Оруэлл понимал, что общественная советская история схватки с европейским фашизмом совпадала с кровавым уничтожением бывших или потенциальных оппонентов внутри страны. В Барселоне и Мадриде советские миссии были открыты именно тогда, когда начались показательные процессы. То, что в Испании господствовал фашизм, оправдывало проявление бдительности внутри Советского Союза, а чистки в Советском Союзе оправдывали проявление бдительности в Испании. Гражданская война в Испании показала, что Сталин вознамерился (несмотря на риторику Народного фронта о плюрализме) ликвидировать оппозицию, согласно собственной версии социализма. Оруэлл наблюдал, как коммунисты провоцировали столкновения в Барселоне в мае 1937 года, а затем как испанское правительство, будучи признательным Москве, запретило партию троцкистов. Оруэлл писал об этой стычке в Барселоне: «Эта жалкая уличная драка в далеком городе значительно важнее, чем кажется на первый взгляд». Он был совершенно прав. Сталин думал, что Барселона разоблачила фашистскую пятую колонну. Событие обнажило единственную мощную сталинскую логику безотносительно к географии и местным политическим реалиям. Это стало предметом трогательного раздела книги Оруэлла «Памяти Каталонии» – военных мемуаров, из которых, по крайней мере, некоторые западные левые и демократы усвоили, что фашизм – не единственный враг[140].

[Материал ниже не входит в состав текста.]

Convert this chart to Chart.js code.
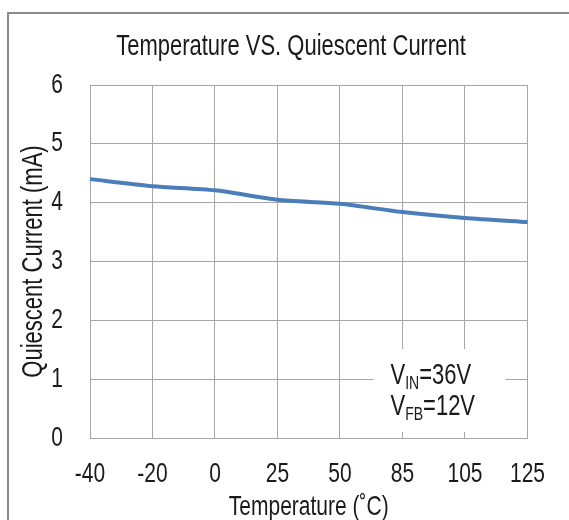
<!DOCTYPE html>
<html>
<head>
<meta charset="utf-8">
<script src="https://cdn.jsdelivr.net/npm/chart.js@4/dist/chart.umd.min.js"></script>
<style>
  html, body { margin:0; padding:0; background:#fff; }
  #chart { display:block; }
</style>
</head>
<body>
<canvas id="chart" width="569" height="520"></canvas>
<script>
const temps = ["-40","-20","0","25","50","85","105","125"];
const current = [4.40, 4.28, 4.21, 4.05, 3.98, 3.84, 3.74, 3.67];
const yTicks = [0,1,2,3,4,5,6];
const chartTitle = "Temperature VS. Quiescent Current";
const noteLines = [["V","IN","=36V"],["V","FB","=12V"]];

const FONT = "'Liberation Sans', Arial, sans-serif";
const TEXT = "#1a1a1a";
const GRID = "#a6a6a6";
const STRETCH = 1.3; // reference text is drawn taller than normal

const canvas = document.getElementById("chart");
const ctx = canvas.getContext("2d");

// make every text glyph taller, around its anchor point
const plainFill = ctx.fillText;
ctx.fillText = function(t, x, y, w) {
  this.save();
  this.translate(x, y);
  this.scale(1, STRETCH);
  if (w === undefined) plainFill.call(this, t, 0, 0);
  else plainFill.call(this, t, 0, 0, w);
  this.restore();
};

// outer frame of the figure, only left and top edges visible
const frame = {
  id: "frame",
  beforeDraw(chart) {
    const c = chart.ctx;
    c.save();
    c.strokeStyle = "#8a8a8a";
    c.lineWidth = 2;
    c.beginPath();
    c.moveTo(8, chart.height);
    c.lineTo(8, 13);
    c.lineTo(chart.width, 13);
    c.stroke();
    c.restore();
  },
  afterDraw(chart) {
    const c = chart.ctx;
    c.save();
    c.fillStyle = TEXT;
    c.font = "22px " + FONT;
    c.textAlign = "center";
    c.textBaseline = "middle";
    c.fillText(chartTitle, 291, 47);
    c.restore();
  }
};

// V_IN / V_FB note with subscripts, white box over the grid
const note = {
  id: "note",
  beforeDatasetsDraw(chart) {
    const c = chart.ctx;
    const a = chart.chartArea;
    const x0 = a.right - 154, y0 = a.bottom - 89;
    c.save();
    c.fillStyle = "#fff";
    c.fillRect(x0, y0, 132, 83);
    c.fillStyle = TEXT;
    c.textBaseline = "alphabetic";
    noteLines.forEach((l, i) => {
      let x = x0 + 17;
      const y = y0 + 35 + i*31;
      c.font = "22px " + FONT;
      c.fillText(l[0], x, y);
      x += c.measureText(l[0]).width;
      c.font = "14px " + FONT;
      c.fillText(l[1], x, y + 5);
      x += c.measureText(l[1]).width;
      c.font = "22px " + FONT;
      c.fillText(l[2], x, y);
    });
    c.restore();
  }
};

new Chart(canvas, {
  type: "line",
  data: {
    labels: temps,
    datasets: [{
      data: current,
      borderColor: "#4a7ebb",
      borderWidth: 4,
      pointRadius: 0,
      tension: 0.25,
      fill: false
    }]
  },
  options: {
    responsive: false,
    animation: false,
    layout: { padding: { left: 0, right: 38, top: 85, bottom: 0 } },
    plugins: {
      legend: { display: false },
      tooltip: { enabled: false },
      title: { display: false }
    },
    scales: {
      x: {
        type: "category",
        offset: false,
        grid: { color: GRID, lineWidth: 1, drawTicks: false },
        border: { color: GRID },
        ticks: { color: TEXT, font: { family: FONT, size: 21 }, padding: 24, maxRotation: 0, autoSkip: false },
        title: {
          display: true,
          text: "Temperature (˚C)",
          color: TEXT,
          font: { family: FONT, size: 21 },
          padding: { top: 6, bottom: 0 }
        },
        afterFit(s) { s.height = 82; }
      },
      y: {
        min: 0,
        max: 6,
        afterBuildTicks(s) { s.ticks = yTicks.map(v => ({ value: v })); },
        grid: { color: GRID, lineWidth: 1, drawTicks: false },
        border: { color: GRID },
        ticks: { color: TEXT, font: { family: FONT, size: 21 }, padding: 27 },
        title: {
          display: true,
          text: "Quiescent Current (mA)",
          color: TEXT,
          font: { family: FONT, size: 22 },
          padding: { top: 21, bottom: 0 }
        },
        afterFit(s) { s.width = 90; }
      }
    }
  },
  plugins: [frame, note]
});
</script>
</body>
</html>
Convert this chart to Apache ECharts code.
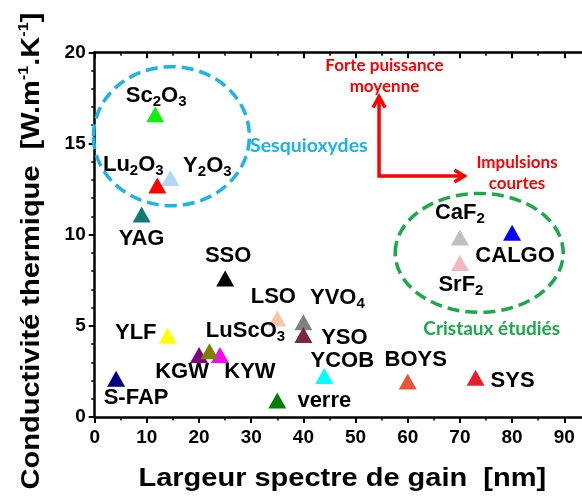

Внутри Советского Союза признания на показательных процессах, казалось, создавали доказательство организованных заговоров, которые Ежов называл «центрами», поддерживаемых иноземными разведывательными агентствами. В конце июня 1937 года в Москве Ежов проинформировал Центральный комитет партии о сделанных им выводах. Партийной элите Ежов заявил, что существует один главный центр заговорщиков, «Центр центров», который включает всех политических оппонентов, вооруженные силы и даже НКВД. Его цель – ни много ни мало разрушить Советский Союз и восстановить на его территории капитализм. Агенты «Центра центров» не остановятся ни перед чем, в том числе и перед кастрацией племенных овец – именно о таком акте саботажа упомянул Ежов. Все это оправдывало чистки в рядах партии, армии и НКВД. Восьмерых членов высшего командного состава армии в том же месяце судили на показательных процессах; около половины генералов Красной армии казнят в последующие месяцы. Из ста тридцати девяти членов Центрального комитета, принявших участие в партийном съезде 1934 года («Съезд победителей») 98 были расстреляны. В целом, чистка рядов армии, государственных заведений и Коммунистической партии привела к казни примерно пятидесяти тысяч человек[141].
* * *
В эти же годы, с 1934-го по 1937-й, Гитлер также использовал силу для установления контроля над институтами власти – партией, полицией и военными. Подобно Сталину, он проанализировал свой приход к власти и призвал смерть на некоторых своих соратников. Хотя масштаб убийств был намного меньше, гитлеровские чистки продемонстрировали, что закон в Германии – прихоть вождя. В отличие от Сталина, который прямо подчинил себе НКВД, Гитлер использовал террор как способ развить свои любимые военизированные войска, СС, и утвердить их превосходство над различными немецкими силами государственной полиции. Если Сталин прибегал к чисткам для запугивания советского личного состава вооруженных сил, то Гитлер приближал к себе немецких генералов, расправляясь с теми из нацистов, в ком высшее армейское командование видело для себя угрозу.